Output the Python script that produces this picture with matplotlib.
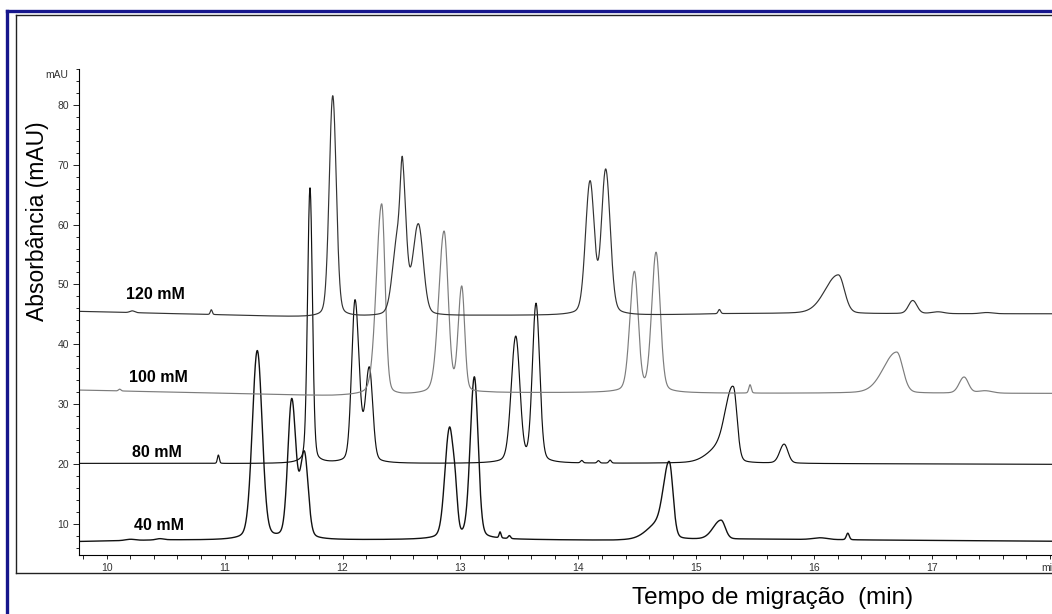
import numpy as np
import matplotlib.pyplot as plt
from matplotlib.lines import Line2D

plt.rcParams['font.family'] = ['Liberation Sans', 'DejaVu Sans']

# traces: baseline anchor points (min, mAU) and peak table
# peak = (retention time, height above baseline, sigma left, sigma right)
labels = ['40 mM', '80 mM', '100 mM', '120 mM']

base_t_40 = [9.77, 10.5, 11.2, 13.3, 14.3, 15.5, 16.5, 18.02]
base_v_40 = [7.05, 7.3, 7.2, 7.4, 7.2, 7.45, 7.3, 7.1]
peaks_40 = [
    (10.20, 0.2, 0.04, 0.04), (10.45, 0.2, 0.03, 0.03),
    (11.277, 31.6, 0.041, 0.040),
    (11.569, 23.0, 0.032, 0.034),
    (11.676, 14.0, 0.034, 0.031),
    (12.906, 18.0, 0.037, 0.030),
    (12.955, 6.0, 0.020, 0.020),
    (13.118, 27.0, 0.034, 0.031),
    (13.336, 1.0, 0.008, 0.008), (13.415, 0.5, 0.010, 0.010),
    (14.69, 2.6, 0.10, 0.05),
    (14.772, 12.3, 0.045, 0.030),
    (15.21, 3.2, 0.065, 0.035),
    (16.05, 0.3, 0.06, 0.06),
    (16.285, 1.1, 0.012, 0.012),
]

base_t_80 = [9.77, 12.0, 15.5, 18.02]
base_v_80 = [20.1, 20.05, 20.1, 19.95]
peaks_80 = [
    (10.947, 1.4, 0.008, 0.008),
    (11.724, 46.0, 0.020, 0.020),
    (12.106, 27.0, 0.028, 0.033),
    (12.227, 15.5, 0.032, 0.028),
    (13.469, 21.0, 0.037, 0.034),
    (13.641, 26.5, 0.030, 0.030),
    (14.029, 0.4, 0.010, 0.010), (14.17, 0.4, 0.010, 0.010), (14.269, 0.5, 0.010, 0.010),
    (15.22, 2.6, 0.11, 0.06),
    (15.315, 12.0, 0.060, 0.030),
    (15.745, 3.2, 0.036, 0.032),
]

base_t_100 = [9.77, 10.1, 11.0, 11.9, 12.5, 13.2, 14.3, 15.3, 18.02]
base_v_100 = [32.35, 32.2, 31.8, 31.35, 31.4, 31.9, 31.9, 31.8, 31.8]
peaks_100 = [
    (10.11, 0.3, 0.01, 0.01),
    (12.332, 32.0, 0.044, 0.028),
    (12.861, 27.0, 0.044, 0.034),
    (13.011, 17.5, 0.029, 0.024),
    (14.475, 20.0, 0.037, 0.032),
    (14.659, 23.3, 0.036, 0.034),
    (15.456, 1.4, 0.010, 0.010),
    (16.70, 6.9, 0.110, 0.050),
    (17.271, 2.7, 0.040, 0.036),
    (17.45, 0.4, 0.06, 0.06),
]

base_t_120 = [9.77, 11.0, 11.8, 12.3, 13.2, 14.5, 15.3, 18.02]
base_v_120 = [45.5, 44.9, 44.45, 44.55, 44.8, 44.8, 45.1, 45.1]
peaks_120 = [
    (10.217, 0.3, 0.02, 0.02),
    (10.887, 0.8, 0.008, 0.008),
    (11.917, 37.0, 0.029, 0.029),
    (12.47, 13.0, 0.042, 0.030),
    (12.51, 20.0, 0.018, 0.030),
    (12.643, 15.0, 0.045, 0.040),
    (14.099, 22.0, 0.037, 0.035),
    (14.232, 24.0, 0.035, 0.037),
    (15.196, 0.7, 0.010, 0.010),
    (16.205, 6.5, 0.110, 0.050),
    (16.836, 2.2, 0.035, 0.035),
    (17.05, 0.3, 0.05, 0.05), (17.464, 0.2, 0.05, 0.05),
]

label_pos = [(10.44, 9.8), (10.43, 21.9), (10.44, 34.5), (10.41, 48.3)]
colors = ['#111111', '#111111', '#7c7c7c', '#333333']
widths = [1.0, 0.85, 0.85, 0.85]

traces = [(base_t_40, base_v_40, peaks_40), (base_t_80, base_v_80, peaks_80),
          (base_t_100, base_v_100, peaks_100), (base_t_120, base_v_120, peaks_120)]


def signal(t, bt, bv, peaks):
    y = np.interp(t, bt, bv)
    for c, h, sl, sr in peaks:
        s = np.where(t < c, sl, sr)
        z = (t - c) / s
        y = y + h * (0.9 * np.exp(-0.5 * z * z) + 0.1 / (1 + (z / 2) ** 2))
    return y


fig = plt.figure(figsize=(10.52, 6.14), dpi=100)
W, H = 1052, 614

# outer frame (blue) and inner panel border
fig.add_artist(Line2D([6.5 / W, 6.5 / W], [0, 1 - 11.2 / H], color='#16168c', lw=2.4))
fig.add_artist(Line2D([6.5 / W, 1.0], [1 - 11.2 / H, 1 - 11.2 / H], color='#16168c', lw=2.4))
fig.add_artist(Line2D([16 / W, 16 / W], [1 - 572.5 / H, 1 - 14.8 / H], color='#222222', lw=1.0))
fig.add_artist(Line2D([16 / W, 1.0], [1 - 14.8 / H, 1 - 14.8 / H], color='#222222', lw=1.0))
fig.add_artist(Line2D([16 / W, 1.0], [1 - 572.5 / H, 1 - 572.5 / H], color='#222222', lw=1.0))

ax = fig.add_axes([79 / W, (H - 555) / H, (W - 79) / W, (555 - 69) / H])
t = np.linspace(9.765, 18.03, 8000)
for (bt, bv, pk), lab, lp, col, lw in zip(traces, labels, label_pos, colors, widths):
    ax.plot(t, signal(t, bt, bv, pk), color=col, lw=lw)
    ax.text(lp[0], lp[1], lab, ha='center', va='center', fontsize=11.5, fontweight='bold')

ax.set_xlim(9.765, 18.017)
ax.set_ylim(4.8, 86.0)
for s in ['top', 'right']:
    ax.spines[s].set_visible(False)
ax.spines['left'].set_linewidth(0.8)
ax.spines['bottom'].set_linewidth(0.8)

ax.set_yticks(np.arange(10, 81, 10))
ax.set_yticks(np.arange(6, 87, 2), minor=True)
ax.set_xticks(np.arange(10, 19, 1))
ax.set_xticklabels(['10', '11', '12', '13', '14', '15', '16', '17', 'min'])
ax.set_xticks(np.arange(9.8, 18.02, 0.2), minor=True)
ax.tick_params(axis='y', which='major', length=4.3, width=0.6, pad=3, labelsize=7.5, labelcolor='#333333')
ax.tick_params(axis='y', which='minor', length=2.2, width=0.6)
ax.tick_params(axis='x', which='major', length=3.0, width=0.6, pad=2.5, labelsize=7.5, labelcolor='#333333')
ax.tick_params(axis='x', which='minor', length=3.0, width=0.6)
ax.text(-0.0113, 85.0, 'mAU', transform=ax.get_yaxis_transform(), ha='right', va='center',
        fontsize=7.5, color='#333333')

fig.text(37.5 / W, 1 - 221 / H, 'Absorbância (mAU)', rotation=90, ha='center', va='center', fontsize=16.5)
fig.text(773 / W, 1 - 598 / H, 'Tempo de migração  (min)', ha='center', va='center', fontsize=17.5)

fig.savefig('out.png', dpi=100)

STATED EXERCISE.
Restate the data above exactly, stripping out each image.

EXERCISE RESULT.
Output the Python script that produces this picture with matplotlib.
import numpy as np
import matplotlib.pyplot as plt
from matplotlib.lines import Line2D

plt.rcParams['font.family'] = ['Liberation Sans', 'DejaVu Sans']

# traces: baseline anchor points (min, mAU) and peak table
# peak = (retention time, height above baseline, sigma left, sigma right)
labels = ['40 mM', '80 mM', '100 mM', '120 mM']

base_t_40 = [9.77, 10.5, 11.2, 13.3, 14.3, 15.5, 16.5, 18.02]
base_v_40 = [7.05, 7.3, 7.2, 7.4, 7.2, 7.45, 7.3, 7.1]
peaks_40 = [
    (10.20, 0.2, 0.04, 0.04), (10.45, 0.2, 0.03, 0.03),
    (11.277, 31.6, 0.041, 0.040),
    (11.569, 23.0, 0.032, 0.034),
    (11.676, 14.0, 0.034, 0.031),
    (12.906, 18.0, 0.037, 0.030),
    (12.955, 6.0, 0.020, 0.020),
    (13.118, 27.0, 0.034, 0.031),
    (13.336, 1.0, 0.008, 0.008), (13.415, 0.5, 0.010, 0.010),
    (14.69, 2.6, 0.10, 0.05),
    (14.772, 12.3, 0.045, 0.030),
    (15.21, 3.2, 0.065, 0.035),
    (16.05, 0.3, 0.06, 0.06),
    (16.285, 1.1, 0.012, 0.012),
]

base_t_80 = [9.77, 12.0, 15.5, 18.02]
base_v_80 = [20.1, 20.05, 20.1, 19.95]
peaks_80 = [
    (10.947, 1.4, 0.008, 0.008),
    (11.724, 46.0, 0.020, 0.020),
    (12.106, 27.0, 0.028, 0.033),
    (12.227, 15.5, 0.032, 0.028),
    (13.469, 21.0, 0.037, 0.034),
    (13.641, 26.5, 0.030, 0.030),
    (14.029, 0.4, 0.010, 0.010), (14.17, 0.4, 0.010, 0.010), (14.269, 0.5, 0.010, 0.010),
    (15.22, 2.6, 0.11, 0.06),
    (15.315, 12.0, 0.060, 0.030),
    (15.745, 3.2, 0.036, 0.032),
]

base_t_100 = [9.77, 10.1, 11.0, 11.9, 12.5, 13.2, 14.3, 15.3, 18.02]
base_v_100 = [32.35, 32.2, 31.8, 31.35, 31.4, 31.9, 31.9, 31.8, 31.8]
peaks_100 = [
    (10.11, 0.3, 0.01, 0.01),
    (12.332, 32.0, 0.044, 0.028),
    (12.861, 27.0, 0.044, 0.034),
    (13.011, 17.5, 0.029, 0.024),
    (14.475, 20.0, 0.037, 0.032),
    (14.659, 23.3, 0.036, 0.034),
    (15.456, 1.4, 0.010, 0.010),
    (16.70, 6.9, 0.110, 0.050),
    (17.271, 2.7, 0.040, 0.036),
    (17.45, 0.4, 0.06, 0.06),
]

base_t_120 = [9.77, 11.0, 11.8, 12.3, 13.2, 14.5, 15.3, 18.02]
base_v_120 = [45.5, 44.9, 44.45, 44.55, 44.8, 44.8, 45.1, 45.1]
peaks_120 = [
    (10.217, 0.3, 0.02, 0.02),
    (10.887, 0.8, 0.008, 0.008),
    (11.917, 37.0, 0.029, 0.029),
    (12.47, 13.0, 0.042, 0.030),
    (12.51, 20.0, 0.018, 0.030),
    (12.643, 15.0, 0.045, 0.040),
    (14.099, 22.0, 0.037, 0.035),
    (14.232, 24.0, 0.035, 0.037),
    (15.196, 0.7, 0.010, 0.010),
    (16.205, 6.5, 0.110, 0.050),
    (16.836, 2.2, 0.035, 0.035),
    (17.05, 0.3, 0.05, 0.05), (17.464, 0.2, 0.05, 0.05),
]

label_pos = [(10.44, 9.8), (10.43, 21.9), (10.44, 34.5), (10.41, 48.3)]
colors = ['#111111', '#111111', '#7c7c7c', '#333333']
widths = [1.0, 0.85, 0.85, 0.85]

traces = [(base_t_40, base_v_40, peaks_40), (base_t_80, base_v_80, peaks_80),
          (base_t_100, base_v_100, peaks_100), (base_t_120, base_v_120, peaks_120)]


def signal(t, bt, bv, peaks):
    y = np.interp(t, bt, bv)
    for c, h, sl, sr in peaks:
        s = np.where(t < c, sl, sr)
        z = (t - c) / s
        y = y + h * (0.9 * np.exp(-0.5 * z * z) + 0.1 / (1 + (z / 2) ** 2))
    return y


fig = plt.figure(figsize=(10.52, 6.14), dpi=100)
W, H = 1052, 614

# outer frame (blue) and inner panel border
fig.add_artist(Line2D([6.5 / W, 6.5 / W], [0, 1 - 11.2 / H], color='#16168c', lw=2.4))
fig.add_artist(Line2D([6.5 / W, 1.0], [1 - 11.2 / H, 1 - 11.2 / H], color='#16168c', lw=2.4))
fig.add_artist(Line2D([16 / W, 16 / W], [1 - 572.5 / H, 1 - 14.8 / H], color='#222222', lw=1.0))
fig.add_artist(Line2D([16 / W, 1.0], [1 - 14.8 / H, 1 - 14.8 / H], color='#222222', lw=1.0))
fig.add_artist(Line2D([16 / W, 1.0], [1 - 572.5 / H, 1 - 572.5 / H], color='#222222', lw=1.0))

ax = fig.add_axes([79 / W, (H - 555) / H, (W - 79) / W, (555 - 69) / H])
t = np.linspace(9.765, 18.03, 8000)
for (bt, bv, pk), lab, lp, col, lw in zip(traces, labels, label_pos, colors, widths):
    ax.plot(t, signal(t, bt, bv, pk), color=col, lw=lw)
    ax.text(lp[0], lp[1], lab, ha='center', va='center', fontsize=11.5, fontweight='bold')

ax.set_xlim(9.765, 18.017)
ax.set_ylim(4.8, 86.0)
for s in ['top', 'right']:
    ax.spines[s].set_visible(False)
ax.spines['left'].set_linewidth(0.8)
ax.spines['bottom'].set_linewidth(0.8)

ax.set_yticks(np.arange(10, 81, 10))
ax.set_yticks(np.arange(6, 87, 2), minor=True)
ax.set_xticks(np.arange(10, 19, 1))
ax.set_xticklabels(['10', '11', '12', '13', '14', '15', '16', '17', 'min'])
ax.set_xticks(np.arange(9.8, 18.02, 0.2), minor=True)
ax.tick_params(axis='y', which='major', length=4.3, width=0.6, pad=3, labelsize=7.5, labelcolor='#333333')
ax.tick_params(axis='y', which='minor', length=2.2, width=0.6)
ax.tick_params(axis='x', which='major', length=3.0, width=0.6, pad=2.5, labelsize=7.5, labelcolor='#333333')
ax.tick_params(axis='x', which='minor', length=3.0, width=0.6)
ax.text(-0.0113, 85.0, 'mAU', transform=ax.get_yaxis_transform(), ha='right', va='center',
        fontsize=7.5, color='#333333')

fig.text(37.5 / W, 1 - 221 / H, 'Absorbância (mAU)', rotation=90, ha='center', va='center', fontsize=16.5)
fig.text(773 / W, 1 - 598 / H, 'Tempo de migração  (min)', ha='center', va='center', fontsize=17.5)

fig.savefig('out.png', dpi=100)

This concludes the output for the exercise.